Judge Underhill’s March 2006 opinion had included the following rulings, both of which have been the subject of significant discussion:
a) A jury could find that Nationwide was a functional ERISA fiduciary by finding that it was exercising authority or control over plan assets to the extent that it was determining and altering which mutual funds would be offered as plan investment options under the annuity contracts.
b) “Plan assets” under ERISA include assets received by a fiduciary as a result of its fiduciary status or exercise of fiduciary discretion or authority and at the expense of plan participants. Under the foregoing “functional approach” to defining “plan assets,” the payments Nationwide was alleged to have received from mutual funds or their affiliates purportedly in exchange for offering the funds as investment options might be found to be plan assets.
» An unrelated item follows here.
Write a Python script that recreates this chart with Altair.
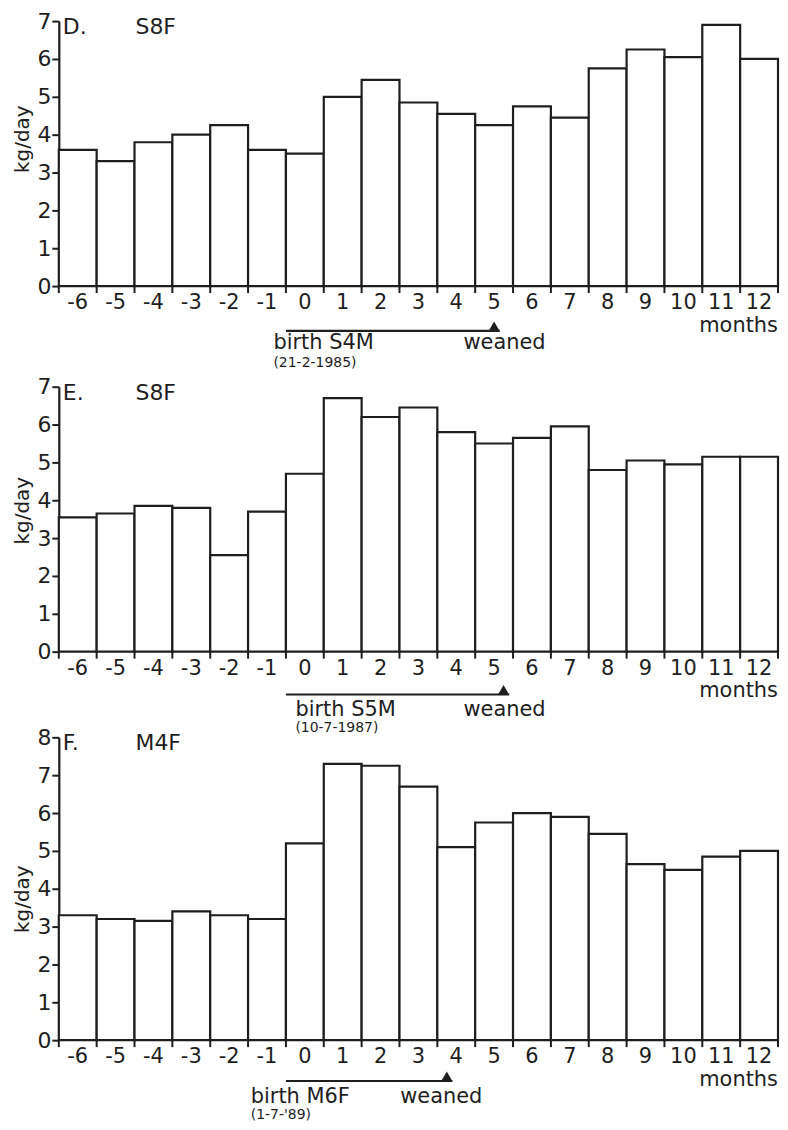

In his September 25, 2007 ruling, Judge Underhill declined to reconsider either of these rulings.
The bulk of the September 25th order dealt with Nationwide’s argument that plaintiffs had waived their “fund selection” cause of action by alleging it in the initial complaint and omitting it from subsequent amended complaints in order to avoid responding to certain discovery. Judge Underhill found that this omission did not waive plaintiffs’ claim, and thus denied Nationwide’s motion to dismiss.